Aim of the exercise
Assemble all lines in which the string "this" appears.

Exercise materials
-----
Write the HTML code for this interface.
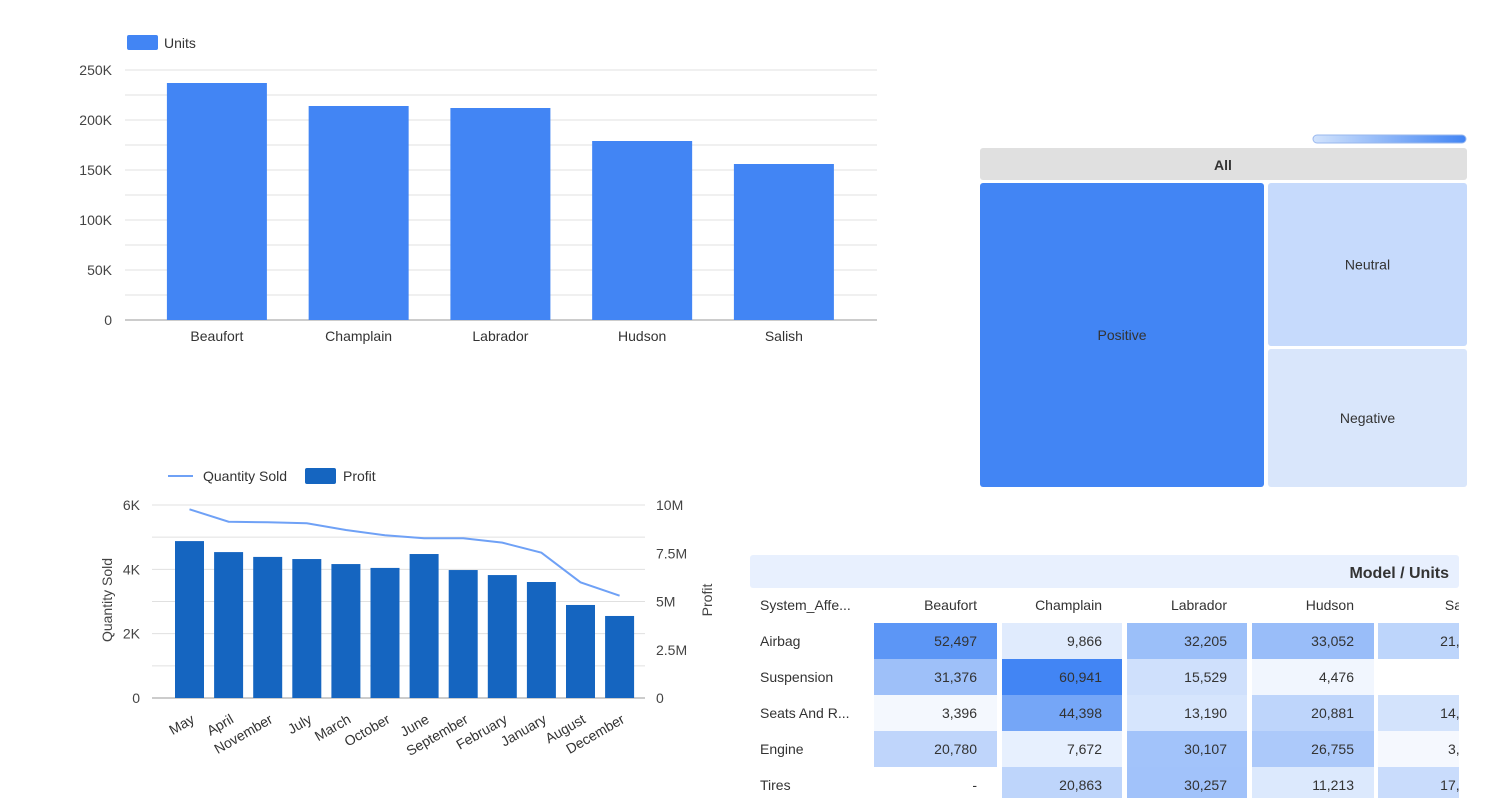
-----
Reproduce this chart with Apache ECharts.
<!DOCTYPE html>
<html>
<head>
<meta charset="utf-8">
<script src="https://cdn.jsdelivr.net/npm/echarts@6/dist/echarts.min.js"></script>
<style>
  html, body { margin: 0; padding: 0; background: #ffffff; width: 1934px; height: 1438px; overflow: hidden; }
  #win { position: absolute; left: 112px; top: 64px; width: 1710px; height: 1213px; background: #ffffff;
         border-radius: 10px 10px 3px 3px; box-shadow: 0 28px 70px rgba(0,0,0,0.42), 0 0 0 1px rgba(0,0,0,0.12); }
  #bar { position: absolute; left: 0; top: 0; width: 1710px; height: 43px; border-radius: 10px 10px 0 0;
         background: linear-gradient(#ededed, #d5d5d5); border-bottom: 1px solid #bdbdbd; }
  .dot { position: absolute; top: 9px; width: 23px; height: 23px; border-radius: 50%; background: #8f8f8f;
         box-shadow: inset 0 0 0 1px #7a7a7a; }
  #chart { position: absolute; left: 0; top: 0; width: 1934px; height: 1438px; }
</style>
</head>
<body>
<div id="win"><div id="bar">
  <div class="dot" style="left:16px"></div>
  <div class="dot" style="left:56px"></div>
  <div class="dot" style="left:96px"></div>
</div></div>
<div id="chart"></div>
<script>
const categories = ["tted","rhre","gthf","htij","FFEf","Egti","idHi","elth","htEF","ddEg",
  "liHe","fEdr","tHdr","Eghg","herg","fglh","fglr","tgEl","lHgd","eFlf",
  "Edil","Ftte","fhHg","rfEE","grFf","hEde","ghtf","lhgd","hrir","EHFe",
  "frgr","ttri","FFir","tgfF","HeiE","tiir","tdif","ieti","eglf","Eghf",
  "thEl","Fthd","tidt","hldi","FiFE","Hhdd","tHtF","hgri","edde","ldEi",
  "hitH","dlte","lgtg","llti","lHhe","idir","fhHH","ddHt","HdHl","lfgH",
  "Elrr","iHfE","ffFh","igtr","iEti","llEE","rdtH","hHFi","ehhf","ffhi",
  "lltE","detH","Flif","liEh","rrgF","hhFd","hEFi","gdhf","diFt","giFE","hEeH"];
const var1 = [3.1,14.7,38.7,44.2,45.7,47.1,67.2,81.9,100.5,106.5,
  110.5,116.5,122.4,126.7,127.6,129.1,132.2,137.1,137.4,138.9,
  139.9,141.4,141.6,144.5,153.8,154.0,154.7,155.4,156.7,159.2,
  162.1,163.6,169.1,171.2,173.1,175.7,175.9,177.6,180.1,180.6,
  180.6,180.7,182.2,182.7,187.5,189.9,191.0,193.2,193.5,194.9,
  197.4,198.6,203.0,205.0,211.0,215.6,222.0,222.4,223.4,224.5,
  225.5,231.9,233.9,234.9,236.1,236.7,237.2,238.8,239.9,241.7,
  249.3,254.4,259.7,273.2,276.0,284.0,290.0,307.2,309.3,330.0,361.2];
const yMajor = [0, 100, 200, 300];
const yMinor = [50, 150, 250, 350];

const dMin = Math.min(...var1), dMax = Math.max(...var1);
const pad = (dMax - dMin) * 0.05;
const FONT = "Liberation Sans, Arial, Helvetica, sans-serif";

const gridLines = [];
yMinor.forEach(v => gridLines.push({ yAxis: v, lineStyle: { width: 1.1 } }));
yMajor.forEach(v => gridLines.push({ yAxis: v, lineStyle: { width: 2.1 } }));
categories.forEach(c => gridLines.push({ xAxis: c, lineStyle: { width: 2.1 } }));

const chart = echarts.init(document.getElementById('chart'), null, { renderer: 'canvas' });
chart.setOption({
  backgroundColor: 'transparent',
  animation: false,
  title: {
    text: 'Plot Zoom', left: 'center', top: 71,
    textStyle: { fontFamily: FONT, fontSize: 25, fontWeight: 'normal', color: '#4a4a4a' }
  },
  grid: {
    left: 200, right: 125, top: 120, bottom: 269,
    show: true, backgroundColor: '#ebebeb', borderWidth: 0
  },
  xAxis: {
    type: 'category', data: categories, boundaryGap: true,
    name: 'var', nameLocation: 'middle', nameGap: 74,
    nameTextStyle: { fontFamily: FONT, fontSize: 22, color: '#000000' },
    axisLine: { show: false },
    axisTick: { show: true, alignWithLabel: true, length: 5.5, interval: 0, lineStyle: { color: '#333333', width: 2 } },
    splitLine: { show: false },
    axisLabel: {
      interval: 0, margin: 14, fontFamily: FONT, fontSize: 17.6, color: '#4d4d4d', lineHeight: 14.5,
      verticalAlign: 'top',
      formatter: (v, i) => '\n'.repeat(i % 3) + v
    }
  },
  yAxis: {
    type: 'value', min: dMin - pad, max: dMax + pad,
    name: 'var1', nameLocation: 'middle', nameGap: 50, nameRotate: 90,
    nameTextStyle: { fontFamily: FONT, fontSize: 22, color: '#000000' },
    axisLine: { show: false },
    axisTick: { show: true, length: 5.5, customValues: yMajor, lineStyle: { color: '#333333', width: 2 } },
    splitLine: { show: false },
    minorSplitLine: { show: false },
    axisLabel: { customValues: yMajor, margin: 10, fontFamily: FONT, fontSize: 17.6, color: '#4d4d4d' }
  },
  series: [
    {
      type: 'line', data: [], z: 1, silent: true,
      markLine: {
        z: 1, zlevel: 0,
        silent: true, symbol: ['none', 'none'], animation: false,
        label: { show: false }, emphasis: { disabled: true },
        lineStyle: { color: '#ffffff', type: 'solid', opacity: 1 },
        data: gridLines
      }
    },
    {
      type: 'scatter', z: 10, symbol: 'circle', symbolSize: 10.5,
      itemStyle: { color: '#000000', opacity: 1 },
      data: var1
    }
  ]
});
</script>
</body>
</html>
-----
Worked answer
Write the HTML code for this interface.
Reproduce this chart with Apache ECharts.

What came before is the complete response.